***** The input *****

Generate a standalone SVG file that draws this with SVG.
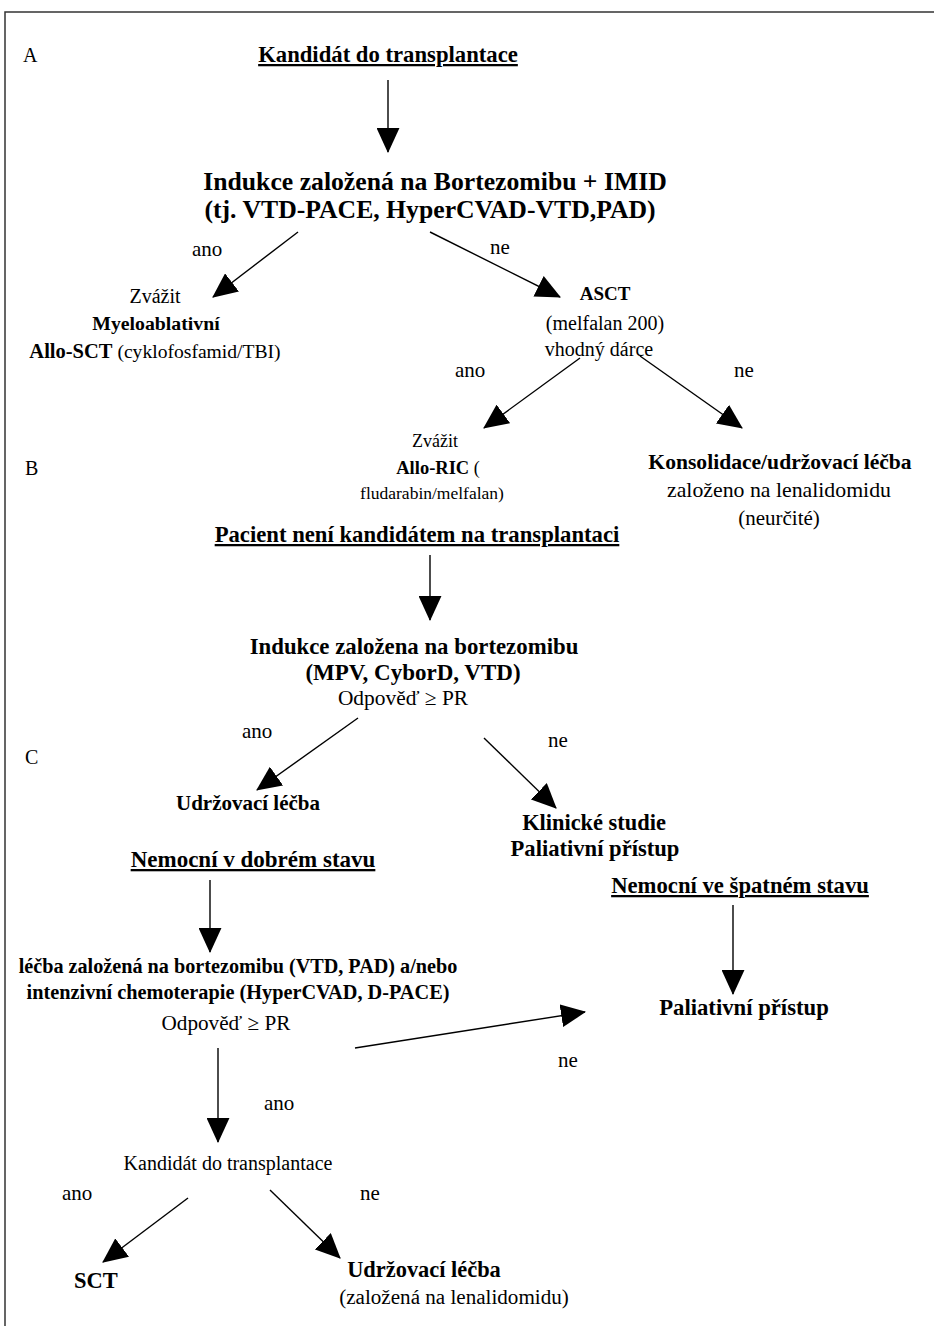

*****
***** The input *****

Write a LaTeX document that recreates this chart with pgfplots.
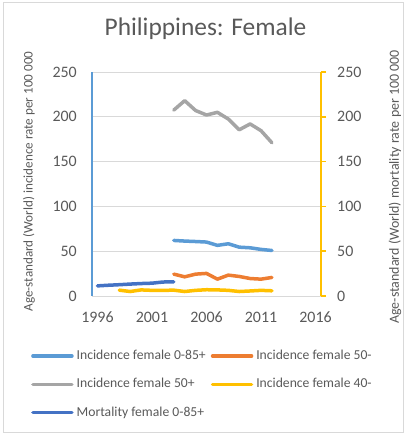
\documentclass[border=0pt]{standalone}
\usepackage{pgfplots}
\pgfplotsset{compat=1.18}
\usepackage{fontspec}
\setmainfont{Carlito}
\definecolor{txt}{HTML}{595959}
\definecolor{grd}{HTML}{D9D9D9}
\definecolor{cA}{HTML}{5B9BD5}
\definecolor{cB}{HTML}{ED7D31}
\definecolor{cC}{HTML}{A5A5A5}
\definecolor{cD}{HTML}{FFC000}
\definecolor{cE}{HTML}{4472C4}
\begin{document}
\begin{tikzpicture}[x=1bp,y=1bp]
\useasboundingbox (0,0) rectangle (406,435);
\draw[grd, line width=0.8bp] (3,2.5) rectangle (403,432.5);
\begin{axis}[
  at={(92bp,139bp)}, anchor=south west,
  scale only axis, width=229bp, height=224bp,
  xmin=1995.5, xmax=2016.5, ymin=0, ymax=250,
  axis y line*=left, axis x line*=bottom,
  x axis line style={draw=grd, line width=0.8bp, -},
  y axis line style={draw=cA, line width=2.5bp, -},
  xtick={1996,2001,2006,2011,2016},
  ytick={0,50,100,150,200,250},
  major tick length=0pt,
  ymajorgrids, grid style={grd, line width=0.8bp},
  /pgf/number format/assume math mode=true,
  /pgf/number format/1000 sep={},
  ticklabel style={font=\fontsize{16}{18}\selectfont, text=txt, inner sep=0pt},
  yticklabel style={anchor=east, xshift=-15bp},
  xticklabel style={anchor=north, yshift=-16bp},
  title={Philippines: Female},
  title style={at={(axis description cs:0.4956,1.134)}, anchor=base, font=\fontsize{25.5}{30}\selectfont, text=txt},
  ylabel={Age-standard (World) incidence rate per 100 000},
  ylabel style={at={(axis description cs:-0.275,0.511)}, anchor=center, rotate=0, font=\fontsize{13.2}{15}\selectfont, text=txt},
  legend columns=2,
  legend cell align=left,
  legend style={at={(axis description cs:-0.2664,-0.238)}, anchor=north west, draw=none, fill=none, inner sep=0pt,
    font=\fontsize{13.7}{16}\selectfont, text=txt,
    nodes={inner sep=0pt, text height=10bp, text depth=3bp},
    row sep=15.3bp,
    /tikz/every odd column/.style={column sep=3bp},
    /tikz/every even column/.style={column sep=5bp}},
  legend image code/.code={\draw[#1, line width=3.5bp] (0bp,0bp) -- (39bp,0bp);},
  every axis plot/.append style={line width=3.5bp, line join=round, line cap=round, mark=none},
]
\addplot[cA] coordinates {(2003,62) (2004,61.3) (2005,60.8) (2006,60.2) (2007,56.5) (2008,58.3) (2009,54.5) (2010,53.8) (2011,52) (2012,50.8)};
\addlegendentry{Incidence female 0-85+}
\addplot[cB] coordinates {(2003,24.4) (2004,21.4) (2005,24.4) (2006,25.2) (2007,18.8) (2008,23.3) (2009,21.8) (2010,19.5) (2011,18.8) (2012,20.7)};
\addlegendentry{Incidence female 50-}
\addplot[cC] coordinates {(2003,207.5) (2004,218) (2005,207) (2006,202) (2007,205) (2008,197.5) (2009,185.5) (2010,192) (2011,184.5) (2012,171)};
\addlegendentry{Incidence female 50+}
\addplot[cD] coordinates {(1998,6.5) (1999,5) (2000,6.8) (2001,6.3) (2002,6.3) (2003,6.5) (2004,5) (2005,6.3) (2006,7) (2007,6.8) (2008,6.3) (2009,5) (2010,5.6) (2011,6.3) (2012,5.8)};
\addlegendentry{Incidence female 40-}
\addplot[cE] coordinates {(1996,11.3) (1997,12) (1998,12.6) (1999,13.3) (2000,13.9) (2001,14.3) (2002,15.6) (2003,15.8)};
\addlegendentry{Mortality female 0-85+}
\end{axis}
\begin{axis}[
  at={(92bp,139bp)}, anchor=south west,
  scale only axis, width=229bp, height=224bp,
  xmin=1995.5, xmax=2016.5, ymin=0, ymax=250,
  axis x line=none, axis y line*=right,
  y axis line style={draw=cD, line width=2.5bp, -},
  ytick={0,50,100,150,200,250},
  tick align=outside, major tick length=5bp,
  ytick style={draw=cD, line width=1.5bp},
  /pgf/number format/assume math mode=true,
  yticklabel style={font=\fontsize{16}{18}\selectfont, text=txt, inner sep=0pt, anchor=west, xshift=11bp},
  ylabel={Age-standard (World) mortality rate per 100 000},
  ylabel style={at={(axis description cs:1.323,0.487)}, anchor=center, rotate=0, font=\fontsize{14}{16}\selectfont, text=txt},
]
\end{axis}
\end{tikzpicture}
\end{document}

*****

◆ Goal of the exercise
List each line of the entries that holds the string "with".

◆ Task result
Generate a standalone SVG file that draws this with SVG.
Write a LaTeX document that recreates this chart with pgfplots.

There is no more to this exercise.